Material provided

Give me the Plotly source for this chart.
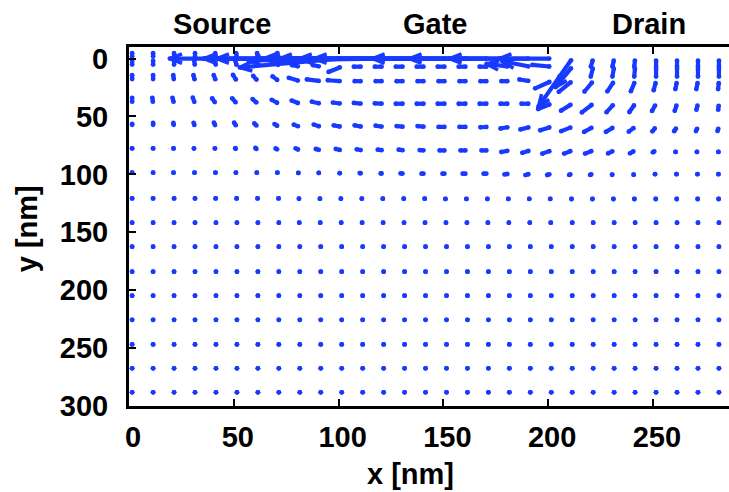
import math
import plotly.graph_objects as go

# ---------------- data (nm) ----------------
x_nm = [1.5, 11.5, 21.5, 31.5, 41.5, 51.5, 61.5, 71.5, 81.5, 91.5,
        101.5, 111.5, 121.5, 131.5, 141.5, 151.5, 161.5, 171.5, 181.5, 191.5,
        201.5, 211.5, 221.5, 231.5, 241.5, 251.5, 261.5, 271.5, 281.5]

y_nm = [0, 7, 19.5, 39, 59, 79.3, 99.4, 121, 141.7, 162.4, 184, 204.7,
        225.6, 246.8, 267.5, 288.2]

# vector components (nm), one list per row of y_nm, one entry per x_nm
u_field = [
    [0, 0, 0, 0, -0.5, -0.5, -0.5, -1, -63, -56.8, -49.6, -70.6, -65.4, -68.2, -70.6,
     -71.1, -74, -56.3, -48.7, -39.6, -25.8, -16.7, -1.4, -1, -0.5, 0, 0, 0, 0],
    [0, 0, 0, -0.5, -0.5, -1, -1, -1.5, -4.8, -4.8, -7.2, -5.2, -5.2, -5.2, -5.2,
     -5.2, -5.2, -5.2, -11.9, -14.3, -10, -8.6, -1.4, -1, -0.5, 0, 0, 0, 0],
    [0, 0, -0.5, -1.0, -1.4, -2.4, -2.9, -3.8, -6.2, -7.6, -7.6, -4.8, -4.8, -4.8, -4.8,
     -4.8, -4.8, -4.8, -4.8, -6.2, -8.6, -7.2, -4.8, -3.8, -2.4, -1.4, -1.0, -1.0, -0.5],
    [0, -0.5, -1.0, -1.4, -2.4, -2.9, -3.3, -4.3, -4.8, -5.2, -5.2, -5.2, -5.2, -5.2, -5.2,
     -5.2, -5.2, -5.2, -5.2, -5.2, -7.2, -6.2, -6.2, -4.3, -3.3, -2.4, -1.4, -1.0, -0.5],
    [0, 0, -0.5, -1.0, -1.4, -1.9, -2.4, -2.9, -3.8, -4.3, -4.8, -4.8, -4.8, -4.8, -4.8,
     -4.8, -4.8, -4.8, -5.2, -5.7, -6.2, -6.2, -5.2, -4.8, -3.8, -2.4, -1.9, -1.4, -1.0],
    [0, 0, -0.5, -1.0, -1.0, -1.4, -1.9, -2.4, -2.9, -3.3, -3.8, -3.8, -3.8, -3.8, -3.8,
     -4.3, -4.3, -4.3, -4.8, -4.8, -5.2, -4.8, -4.8, -3.8, -3.3, -2.4, -1.4, -1.0, -0.5],
    [0, 0, -0.5, -0.5, -0.5, -1.0, -1.0, -1.4, -1.4, -1.9, -1.9, -2.4, -2.4, -2.9, -2.9,
     -2.9, -3.3, -3.3, -3.3, -3.3, -2.9, -2.4, -2.4, -1.9, -1.4, -1.0, -0.5, -0.5, -0.5],
    [0, 0, 0, 0, -0.3, -0.3, -0.3, -0.3, -0.8, -0.8, -0.8, -0.8, -0.8, -0.8, -0.8,
     -1.0, -1.0, -1.0, -1.0, -1.0, -1.0, -0.7, -0.7, -0.7, -0.7, -0.3, -0.3, -0.3, -0.3],
    [0, 0, 0, 0, 0, 0, 0, 0, -0.5, -0.5, -0.5, -0.5, -0.5, -0.5, -0.5,
     -0.5, -0.5, -0.5, -0.5, -0.5, -0.5, 0, 0, 0, 0, 0, 0, 0, 0],
    [0, 0, 0, 0, 0, 0, 0, 0, 0, 0, 0, 0, 0, 0, 0, 0, 0, 0, 0, 0, 0, 0, 0, 0, 0, 0, 0, 0, 0],
    [0, 0, 0, 0, 0, 0, 0, 0, 0, 0, 0, 0, 0, 0, 0, 0, 0, 0, 0, 0, 0, 0, 0, 0, 0, 0, 0, 0, 0],
    [0, 0, 0, 0, 0, 0, 0, 0, 0, 0, 0, 0, 0, 0, 0, 0, 0, 0, 0, 0, 0, 0, 0, 0, 0, 0, 0, 0, 0],
    [0, 0, 0, 0, 0, 0, 0, 0, 0, 0, 0, 0, 0, 0, 0, 0, 0, 0, 0, 0, 0, 0, 0, 0, 0, 0, 0, 0, 0],
    [0, 0, 0, 0, 0, 0, 0, 0, 0, 0, 0, 0, 0, 0, 0, 0, 0, 0, 0, 0, 0, 0, 0, 0, 0, 0, 0, 0, 0],
    [0, 0, 0, 0, 0, 0, 0, 0, 0, 0, 0, 0, 0, 0, 0, 0, 0, 0, 0, 0, 0, 0, 0, 0, 0, 0, 0, 0, 0],
    [0, 0, 0, 0, 0, 0, 0, 0, 0, 0, 0, 0, 0, 0, 0, 0, 0, 0, 0, 0, 0, 0, 0, 0, 0, 0, 0, 0, 0],
]

v_field = [
    [-6.5, -6.5, -6.5, -6.5, -6.5, -6.5, -6.5, -6.5, 0, 0, 7.8, 0, 1.7, 0, 0,
     0, 0, 0, 0, 0, 0, 43, 8.6, 8.6, 8.6, 8.6, 8.6, 8.6, 8.6],
    [-6.9, -6.9, -6.9, -6.9, -6.9, -6.9, -6.9, -6.9, -1.7, -1.7, 5.2, 0, 0, 0, 0,
     0, 0, 0, -2.6, -5.0, -1.7, 19, 10.3, 10.3, 10.3, 10.3, 10.3, 10.3, 10.3],
    [-6.9, -6.9, -6.9, -6.9, -6.9, -6.9, -6.0, -5.2, -3.4, -1.7, -0.9, 0, 0, 0, 0,
     0, 0, 0, 0, -1.7, 6.9, 10.3, 10.3, 10.3, 10.3, 9.5, 8.6, 8.6, 8.6],
    [-6.9, -6.9, -6.9, -6.9, -6.0, -6.0, -5.2, -4.3, -3.4, -2.2, -1.3, -0.9, -0.4, 0, 0,
     0, 0, 0, 0, 0, 5.2, 6.9, 8.6, 8.6, 8.6, 7.8, 7.8, 6.9, 6.9],
    [-4.3, -5.2, -5.2, -5.2, -5.2, -5.2, -4.3, -3.4, -2.6, -2.6, -1.7, -1.7, -1.3, -0.9, -0.9,
     0, 0, 0.4, 1.7, 2.6, 3.4, 4.3, 5.2, 5.2, 5.2, 5.2, 5.2, 5.2, 5.2],
    [-3.4, -3.4, -3.4, -3.4, -3.4, -3.4, -3.4, -2.6, -2.6, -1.7, -1.7, -1.3, -0.9, -0.9, -0.4,
     0, 0, 0, 1.7, 2.6, 3.4, 3.4, 3.4, 3.4, 3.4, 2.6, 2.6, 2.6, 2.6],
    [-1.7, -1.7, -1.7, -1.7, -1.7, -1.7, -1.7, -1.7, -1.3, -1.3, -0.9, -0.9, -0.4, -0.4, 0,
     0, 0, 0, 0.9, 1.7, 1.7, 1.7, 1.7, 1.7, 1.7, 0.9, 0.9, 0.9, 0.9],
    [-0.5, -0.5, -0.5, -0.5, -0.5, -0.5, -0.5, -0.5, 0, 0, 0, 0, 0, 0, 0,
     0.3, 0.3, 0.3, 0.3, 0.3, 0.3, 0.5, 0.5, 0.5, 0.5, 0.5, 0.5, 0.5, 0.5],
    [0, 0, 0, 0, 0, 0, 0, 0, 0, 0, 0, 0, 0, 0, 0, 0, 0, 0, 0, 0, 0, 0, 0, 0, 0, 0, 0, 0, 0],
    [0, 0, 0, 0, 0, 0, 0, 0, 0, 0, 0, 0, 0, 0, 0, 0, 0, 0, 0, 0, 0, 0, 0, 0, 0, 0, 0, 0, 0],
    [0, 0, 0, 0, 0, 0, 0, 0, 0, 0, 0, 0, 0, 0, 0, 0, 0, 0, 0, 0, 0, 0, 0, 0, 0, 0, 0, 0, 0],
    [0, 0, 0, 0, 0, 0, 0, 0, 0, 0, 0, 0, 0, 0, 0, 0, 0, 0, 0, 0, 0, 0, 0, 0, 0, 0, 0, 0, 0],
    [0, 0, 0, 0, 0, 0, 0, 0, 0, 0, 0, 0, 0, 0, 0, 0, 0, 0, 0, 0, 0, 0, 0, 0, 0, 0, 0, 0, 0],
    [0, 0, 0, 0, 0, 0, 0, 0, 0, 0, 0, 0, 0, 0, 0, 0, 0, 0, 0, 0, 0, 0, 0, 0, 0, 0, 0, 0, 0],
    [0, 0, 0, 0, 0, 0, 0, 0, 0, 0, 0, 0, 0, 0, 0, 0, 0, 0, 0, 0, 0, 0, 0, 0, 0, 0, 0, 0, 0],
    [0, 0, 0, 0, 0, 0, 0, 0, 0, 0, 0, 0, 0, 0, 0, 0, 0, 0, 0, 0, 0, 0, 0, 0, 0, 0, 0, 0, 0],
]

x_ticks = [0, 50, 100, 150, 200, 250]
y_ticks = [0, 50, 100, 150, 200, 250, 300]
region_labels = ["Source", "Gate", "Drain"]
region_x = [44.5, 146, 248]

# ---------------- layout geometry ----------------
W, H = 729, 492
ML, MR, MT, MB = 129, 0, 46.5, 86
X_RANGE = [0, 286.3]
Y_RANGE = [300, -10]
PW = W - ML - MR
PH = H - MT - MB
SX = PW / (X_RANGE[1] - X_RANGE[0])          # px per nm (x)
SY = PH / (Y_RANGE[0] - Y_RANGE[1])          # px per nm (y, downwards)

BLUE = "rgb(24,58,255)"
LW = 4.2
CAP = 2.1           # half line width: round caps add this at each end
HEAD_LEN = 13.0
HEAD_ANG = math.radians(21)
HEAD_MIN = 22.0

lx, ly, px_, py_ = [], [], [], []
hx, hy = [], []
for j, yv in enumerate(y_nm):
    for i, xv in enumerate(x_nm):
        u = u_field[j][i]
        v = v_field[j][i]
        dxp, dyp = u * SX, v * SY
        L = math.hypot(dxp, dyp)
        # visual extent (including the round caps) equals the vector length
        if L > 2 * CAP:
            ex, ey = dxp / L, dyp / L
            x0 = xv + CAP * ex / SX
            y0 = yv + CAP * ey / SY
            x1 = xv + u - CAP * ex / SX
            y1 = yv + v - CAP * ey / SY
        else:
            x0 = x1 = xv + u / 2
            y0 = y1 = yv + v / 2
        lx += [x0, x1, None]
        ly += [y0, y1, None]
        px_ += [x0, x1]
        py_ += [y0, y1]
        if L > HEAD_MIN:
            bx, by = -dxp / L, -dyp / L
            wings = []
            for s in (1, -1):
                t = s * HEAD_ANG
                wx = bx * math.cos(t) - by * math.sin(t)
                wy = bx * math.sin(t) + by * math.cos(t)
                wings.append((x1 + HEAD_LEN * wx / SX, y1 + HEAD_LEN * wy / SY))
            hx += [wings[0][0], x1, wings[1][0], None]
            hy += [wings[0][1], y1, wings[1][1], None]

fig = go.Figure()
fig.add_trace(go.Scatter(x=lx, y=ly, mode="lines",
                         line=dict(color=BLUE, width=LW),
                         hoverinfo="skip", showlegend=False))
fig.add_trace(go.Scatter(x=hx, y=hy, mode="lines",
                         line=dict(color=BLUE, width=3.6),
                         hoverinfo="skip", showlegend=False))
fig.add_trace(go.Scatter(x=px_, y=py_, mode="markers",
                         marker=dict(color=BLUE, size=4.8, line=dict(width=0)),
                         hoverinfo="skip", showlegend=False))

FONT = dict(family="Liberation Sans, Arial, Helvetica, sans-serif", size=29,
            color="black", weight="bold")

fig.update_xaxes(range=X_RANGE, tickvals=x_ticks, ticks="inside", ticklen=7,
                 tickwidth=2, tickcolor="black", showline=True, linewidth=3,
                 linecolor="black", mirror="ticks", showgrid=False, zeroline=False,
                 tickfont=FONT, ticklabelstandoff=3, ticklabelshift=4)
fig.update_yaxes(range=Y_RANGE, tickvals=y_ticks, ticks="inside", ticklen=7,
                 tickwidth=2, tickcolor="black", showline=True, linewidth=3,
                 linecolor="black", mirror=False, showgrid=False, zeroline=False,
                 tickfont=FONT, ticklabelstandoff=12)

def pxx(p):
    return (p - ML) / PW

def pyy(p):
    return (H - MB - p) / PH

ann = []
for lab, xv in zip(region_labels, region_x):
    ann.append(dict(text=lab, x=xv, xref="x", y=pyy(23), yref="paper",
                    xanchor="center", yanchor="middle", showarrow=False, font=FONT))
ann.append(dict(text="x [nm]", x=pxx(410), xref="paper", y=pyy(474), yref="paper",
                xanchor="center", yanchor="middle", showarrow=False, font=FONT))
ann.append(dict(text="y [nm]", x=pxx(27), xref="paper", y=pyy(228), yref="paper",
                xanchor="center", yanchor="middle", showarrow=False, font=FONT,
                textangle=-90))

fig.update_layout(width=W, height=H, margin=dict(l=ML, r=MR, t=MT, b=MB, pad=0,
                                                 autoexpand=False),
                  paper_bgcolor="white", plot_bgcolor="white", annotations=ann)

fig.write_html("out.html")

Stated goal
Reproduce the material above from its first line through the line containing "225.6, 246.8, 267.5, 288.2]", both ends included, and skip every picture.

Exercise response
Give me the Plotly source for this chart.
import math
import plotly.graph_objects as go

# ---------------- data (nm) ----------------
x_nm = [1.5, 11.5, 21.5, 31.5, 41.5, 51.5, 61.5, 71.5, 81.5, 91.5,
        101.5, 111.5, 121.5, 131.5, 141.5, 151.5, 161.5, 171.5, 181.5, 191.5,
        201.5, 211.5, 221.5, 231.5, 241.5, 251.5, 261.5, 271.5, 281.5]

y_nm = [0, 7, 19.5, 39, 59, 79.3, 99.4, 121, 141.7, 162.4, 184, 204.7,
        225.6, 246.8, 267.5, 288.2]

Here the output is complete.